* Requirement *
Restate all the material verbatim, except for the pictures.

— Start Given data —

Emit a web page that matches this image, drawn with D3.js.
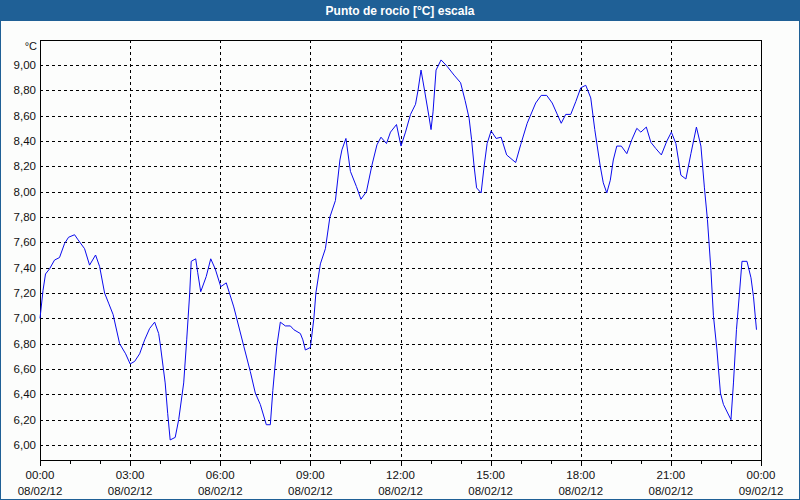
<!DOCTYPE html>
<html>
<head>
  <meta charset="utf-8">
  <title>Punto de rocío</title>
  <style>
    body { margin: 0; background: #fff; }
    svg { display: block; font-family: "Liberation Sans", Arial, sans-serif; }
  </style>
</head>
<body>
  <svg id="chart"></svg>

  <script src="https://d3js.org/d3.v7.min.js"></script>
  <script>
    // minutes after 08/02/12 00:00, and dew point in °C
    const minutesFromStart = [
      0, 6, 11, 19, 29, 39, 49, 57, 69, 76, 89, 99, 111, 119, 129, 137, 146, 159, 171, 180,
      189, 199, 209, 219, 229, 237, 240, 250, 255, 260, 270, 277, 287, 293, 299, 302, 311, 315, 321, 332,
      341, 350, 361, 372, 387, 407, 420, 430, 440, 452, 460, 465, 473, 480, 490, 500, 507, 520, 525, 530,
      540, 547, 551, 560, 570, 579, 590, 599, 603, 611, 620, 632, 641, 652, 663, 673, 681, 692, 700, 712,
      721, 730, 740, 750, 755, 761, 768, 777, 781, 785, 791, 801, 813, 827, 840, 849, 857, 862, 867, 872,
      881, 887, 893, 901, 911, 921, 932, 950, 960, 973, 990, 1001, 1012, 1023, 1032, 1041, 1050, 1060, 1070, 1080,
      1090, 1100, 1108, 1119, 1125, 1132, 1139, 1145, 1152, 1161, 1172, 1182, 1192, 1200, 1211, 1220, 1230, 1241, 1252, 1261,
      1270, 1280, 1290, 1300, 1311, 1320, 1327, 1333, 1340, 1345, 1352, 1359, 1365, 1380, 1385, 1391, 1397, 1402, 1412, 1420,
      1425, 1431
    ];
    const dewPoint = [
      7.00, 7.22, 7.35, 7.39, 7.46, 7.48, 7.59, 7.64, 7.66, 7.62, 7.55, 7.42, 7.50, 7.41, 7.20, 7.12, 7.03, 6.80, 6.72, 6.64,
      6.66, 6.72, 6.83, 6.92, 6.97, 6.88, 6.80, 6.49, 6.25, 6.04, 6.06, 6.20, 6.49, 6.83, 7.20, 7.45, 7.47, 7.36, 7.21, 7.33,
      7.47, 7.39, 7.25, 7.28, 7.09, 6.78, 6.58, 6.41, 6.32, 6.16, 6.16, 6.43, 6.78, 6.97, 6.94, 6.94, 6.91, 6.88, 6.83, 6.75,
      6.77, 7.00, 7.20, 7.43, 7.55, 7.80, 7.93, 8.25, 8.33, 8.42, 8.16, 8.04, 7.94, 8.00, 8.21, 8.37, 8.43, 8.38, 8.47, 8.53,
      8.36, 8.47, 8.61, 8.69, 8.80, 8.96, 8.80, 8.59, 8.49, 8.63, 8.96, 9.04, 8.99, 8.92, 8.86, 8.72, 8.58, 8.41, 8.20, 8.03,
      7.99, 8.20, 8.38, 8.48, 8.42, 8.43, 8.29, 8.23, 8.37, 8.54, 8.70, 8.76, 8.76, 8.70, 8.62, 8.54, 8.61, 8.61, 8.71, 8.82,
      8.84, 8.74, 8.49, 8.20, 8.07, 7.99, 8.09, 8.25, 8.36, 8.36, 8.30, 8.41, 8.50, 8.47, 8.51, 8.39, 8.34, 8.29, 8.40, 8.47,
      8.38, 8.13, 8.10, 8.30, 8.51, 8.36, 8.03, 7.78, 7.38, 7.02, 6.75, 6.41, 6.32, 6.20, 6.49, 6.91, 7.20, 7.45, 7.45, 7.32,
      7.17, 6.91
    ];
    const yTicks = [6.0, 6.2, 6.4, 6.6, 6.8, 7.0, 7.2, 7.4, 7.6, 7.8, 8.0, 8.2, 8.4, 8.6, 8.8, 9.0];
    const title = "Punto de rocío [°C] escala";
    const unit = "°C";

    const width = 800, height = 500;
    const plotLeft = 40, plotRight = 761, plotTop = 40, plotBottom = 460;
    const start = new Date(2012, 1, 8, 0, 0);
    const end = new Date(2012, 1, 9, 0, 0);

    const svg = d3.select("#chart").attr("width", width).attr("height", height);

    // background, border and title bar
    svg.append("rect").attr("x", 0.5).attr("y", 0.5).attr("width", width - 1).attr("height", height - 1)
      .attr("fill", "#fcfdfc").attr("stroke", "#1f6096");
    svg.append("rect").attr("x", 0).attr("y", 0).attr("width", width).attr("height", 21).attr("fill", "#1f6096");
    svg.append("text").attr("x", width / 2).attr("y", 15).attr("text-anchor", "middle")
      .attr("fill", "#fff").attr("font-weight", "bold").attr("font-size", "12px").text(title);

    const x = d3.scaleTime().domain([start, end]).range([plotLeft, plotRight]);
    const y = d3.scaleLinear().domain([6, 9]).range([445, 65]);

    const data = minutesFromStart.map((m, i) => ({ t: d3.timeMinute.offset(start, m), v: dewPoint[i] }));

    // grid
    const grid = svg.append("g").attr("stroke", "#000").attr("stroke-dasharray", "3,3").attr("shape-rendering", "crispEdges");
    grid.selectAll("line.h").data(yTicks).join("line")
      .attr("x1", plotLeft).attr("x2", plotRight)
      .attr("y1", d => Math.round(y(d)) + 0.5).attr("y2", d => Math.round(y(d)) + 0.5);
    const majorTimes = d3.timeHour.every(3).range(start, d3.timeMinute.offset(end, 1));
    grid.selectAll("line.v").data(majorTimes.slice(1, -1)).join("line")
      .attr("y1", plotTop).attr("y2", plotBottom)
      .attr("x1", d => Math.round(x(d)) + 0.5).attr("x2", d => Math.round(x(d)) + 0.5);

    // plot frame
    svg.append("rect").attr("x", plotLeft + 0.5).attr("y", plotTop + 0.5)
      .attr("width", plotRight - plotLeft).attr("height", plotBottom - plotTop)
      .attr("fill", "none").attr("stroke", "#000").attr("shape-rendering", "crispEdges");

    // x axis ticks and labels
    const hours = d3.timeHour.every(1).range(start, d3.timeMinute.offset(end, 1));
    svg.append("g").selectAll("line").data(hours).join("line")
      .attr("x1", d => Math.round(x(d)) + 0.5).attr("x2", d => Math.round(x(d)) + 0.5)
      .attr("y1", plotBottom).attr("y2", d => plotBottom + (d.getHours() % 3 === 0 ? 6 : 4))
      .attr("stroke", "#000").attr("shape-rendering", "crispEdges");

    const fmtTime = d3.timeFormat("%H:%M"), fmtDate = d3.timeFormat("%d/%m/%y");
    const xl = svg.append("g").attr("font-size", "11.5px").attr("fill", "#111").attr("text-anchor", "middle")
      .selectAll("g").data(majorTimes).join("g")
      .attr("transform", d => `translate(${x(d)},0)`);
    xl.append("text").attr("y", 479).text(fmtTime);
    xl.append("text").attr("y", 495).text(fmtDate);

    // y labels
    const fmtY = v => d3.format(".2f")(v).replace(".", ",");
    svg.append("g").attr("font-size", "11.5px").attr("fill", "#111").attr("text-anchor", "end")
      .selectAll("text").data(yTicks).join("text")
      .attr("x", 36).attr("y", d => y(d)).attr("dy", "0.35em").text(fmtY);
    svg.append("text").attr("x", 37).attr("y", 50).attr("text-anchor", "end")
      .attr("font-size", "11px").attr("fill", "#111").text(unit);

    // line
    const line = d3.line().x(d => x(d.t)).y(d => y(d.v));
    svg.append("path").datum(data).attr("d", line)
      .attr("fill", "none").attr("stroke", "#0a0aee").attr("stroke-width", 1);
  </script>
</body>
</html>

— End Given data —

* Result of the exercise *
Emit a web page that matches this image, drawn with D3.js.
<!DOCTYPE html>
<html>
<head>
  <meta charset="utf-8">
  <title>Punto de rocío</title>
  <style>
    body { margin: 0; background: #fff; }
    svg { display: block; font-family: "Liberation Sans", Arial, sans-serif; }
  </style>
</head>
<body>
  <svg id="chart"></svg>

  <script src="https://d3js.org/d3.v7.min.js"></script>
  <script>
    // minutes after 08/02/12 00:00, and dew point in °C
    const minutesFromStart = [
      0, 6, 11, 19, 29, 39, 49, 57, 69, 76, 89, 99, 111, 119, 129, 137, 146, 159, 171, 180,
      189, 199, 209, 219, 229, 237, 240, 250, 255, 260, 270, 277, 287, 293, 299, 302, 311, 315, 321, 332,
      341, 350, 361, 372, 387, 407, 420, 430, 440, 452, 460, 465, 473, 480, 490, 500, 507, 520, 525, 530,
      540, 547, 551, 560, 570, 579, 590, 599, 603, 611, 620, 632, 641, 652, 663, 673, 681, 692, 700, 712,
      721, 730, 740, 750, 755, 761, 768, 777, 781, 785, 791, 801, 813, 827, 840, 849, 857, 862, 867, 872,
      881, 887, 893, 901, 911, 921, 932, 950, 960, 973, 990, 1001, 1012, 1023, 1032, 1041, 1050, 1060, 1070, 1080,
      1090, 1100, 1108, 1119, 1125, 1132, 1139, 1145, 1152, 1161, 1172, 1182, 1192, 1200, 1211, 1220, 1230, 1241, 1252, 1261,
      1270, 1280, 1290, 1300, 1311, 1320, 1327, 1333, 1340, 1345, 1352, 1359, 1365, 1380, 1385, 1391, 1397, 1402, 1412, 1420,
      1425, 1431
    ];
    const dewPoint = [
      7.00, 7.22, 7.35, 7.39, 7.46, 7.48, 7.59, 7.64, 7.66, 7.62, 7.55, 7.42, 7.50, 7.41, 7.20, 7.12, 7.03, 6.80, 6.72, 6.64,
      6.66, 6.72, 6.83, 6.92, 6.97, 6.88, 6.80, 6.49, 6.25, 6.04, 6.06, 6.20, 6.49, 6.83, 7.20, 7.45, 7.47, 7.36, 7.21, 7.33,
      7.47, 7.39, 7.25, 7.28, 7.09, 6.78, 6.58, 6.41, 6.32, 6.16, 6.16, 6.43, 6.78, 6.97, 6.94, 6.94, 6.91, 6.88, 6.83, 6.75,
      6.77, 7.00, 7.20, 7.43, 7.55, 7.80, 7.93, 8.25, 8.33, 8.42, 8.16, 8.04, 7.94, 8.00, 8.21, 8.37, 8.43, 8.38, 8.47, 8.53,
      8.36, 8.47, 8.61, 8.69, 8.80, 8.96, 8.80, 8.59, 8.49, 8.63, 8.96, 9.04, 8.99, 8.92, 8.86, 8.72, 8.58, 8.41, 8.20, 8.03,
      7.99, 8.20, 8.38, 8.48, 8.42, 8.43, 8.29, 8.23, 8.37, 8.54, 8.70, 8.76, 8.76, 8.70, 8.62, 8.54, 8.61, 8.61, 8.71, 8.82,
      8.84, 8.74, 8.49, 8.20, 8.07, 7.99, 8.09, 8.25, 8.36, 8.36, 8.30, 8.41, 8.50, 8.47, 8.51, 8.39, 8.34, 8.29, 8.40, 8.47,
      8.38, 8.13, 8.10, 8.30, 8.51, 8.36, 8.03, 7.78, 7.38, 7.02, 6.75, 6.41, 6.32, 6.20, 6.49, 6.91, 7.20, 7.45, 7.45, 7.32,
      7.17, 6.91
    ];
    const yTicks = [6.0, 6.2, 6.4, 6.6, 6.8, 7.0, 7.2, 7.4, 7.6, 7.8, 8.0, 8.2, 8.4, 8.6, 8.8, 9.0];
    const title = "Punto de rocío [°C] escala";
    const unit = "°C";

    const width = 800, height = 500;
    const plotLeft = 40, plotRight = 761, plotTop = 40, plotBottom = 460;
    const start = new Date(2012, 1, 8, 0, 0);
    const end = new Date(2012, 1, 9, 0, 0);

    const svg = d3.select("#chart").attr("width", width).attr("height", height);

    // background, border and title bar
    svg.append("rect").attr("x", 0.5).attr("y", 0.5).attr("width", width - 1).attr("height", height - 1)
      .attr("fill", "#fcfdfc").attr("stroke", "#1f6096");
    svg.append("rect").attr("x", 0).attr("y", 0).attr("width", width).attr("height", 21).attr("fill", "#1f6096");
    svg.append("text").attr("x", width / 2).attr("y", 15).attr("text-anchor", "middle")
      .attr("fill", "#fff").attr("font-weight", "bold").attr("font-size", "12px").text(title);

    const x = d3.scaleTime().domain([start, end]).range([plotLeft, plotRight]);
    const y = d3.scaleLinear().domain([6, 9]).range([445, 65]);

    const data = minutesFromStart.map((m, i) => ({ t: d3.timeMinute.offset(start, m), v: dewPoint[i] }));

    // grid
    const grid = svg.append("g").attr("stroke", "#000").attr("stroke-dasharray", "3,3").attr("shape-rendering", "crispEdges");
    grid.selectAll("line.h").data(yTicks).join("line")
      .attr("x1", plotLeft).attr("x2", plotRight)
      .attr("y1", d => Math.round(y(d)) + 0.5).attr("y2", d => Math.round(y(d)) + 0.5);
    const majorTimes = d3.timeHour.every(3).range(start, d3.timeMinute.offset(end, 1));
    grid.selectAll("line.v").data(majorTimes.slice(1, -1)).join("line")
      .attr("y1", plotTop).attr("y2", plotBottom)
      .attr("x1", d => Math.round(x(d)) + 0.5).attr("x2", d => Math.round(x(d)) + 0.5);

    // plot frame
    svg.append("rect").attr("x", plotLeft + 0.5).attr("y", plotTop + 0.5)
      .attr("width", plotRight - plotLeft).attr("height", plotBottom - plotTop)
      .attr("fill", "none").attr("stroke", "#000").attr("shape-rendering", "crispEdges");

    // x axis ticks and labels
    const hours = d3.timeHour.every(1).range(start, d3.timeMinute.offset(end, 1));
    svg.append("g").selectAll("line").data(hours).join("line")
      .attr("x1", d => Math.round(x(d)) + 0.5).attr("x2", d => Math.round(x(d)) + 0.5)
      .attr("y1", plotBottom).attr("y2", d => plotBottom + (d.getHours() % 3 === 0 ? 6 : 4))
      .attr("stroke", "#000").attr("shape-rendering", "crispEdges");

    const fmtTime = d3.timeFormat("%H:%M"), fmtDate = d3.timeFormat("%d/%m/%y");
    const xl = svg.append("g").attr("font-size", "11.5px").attr("fill", "#111").attr("text-anchor", "middle")
      .selectAll("g").data(majorTimes).join("g")
      .attr("transform", d => `translate(${x(d)},0)`);
    xl.append("text").attr("y", 479).text(fmtTime);
    xl.append("text").attr("y", 495).text(fmtDate);

    // y labels
    const fmtY = v => d3.format(".2f")(v).replace(".", ",");
    svg.append("g").attr("font-size", "11.5px").attr("fill", "#111").attr("text-anchor", "end")
      .selectAll("text").data(yTicks).join("text")
      .attr("x", 36).attr("y", d => y(d)).attr("dy", "0.35em").text(fmtY);
    svg.append("text").attr("x", 37).attr("y", 50).attr("text-anchor", "end")
      .attr("font-size", "11px").attr("fill", "#111").text(unit);

    // line
    const line = d3.line().x(d => x(d.t)).y(d => y(d.v));
    svg.append("path").datum(data).attr("d", line)
      .attr("fill", "none").attr("stroke", "#0a0aee").attr("stroke-width", 1);
  </script>
</body>
</html>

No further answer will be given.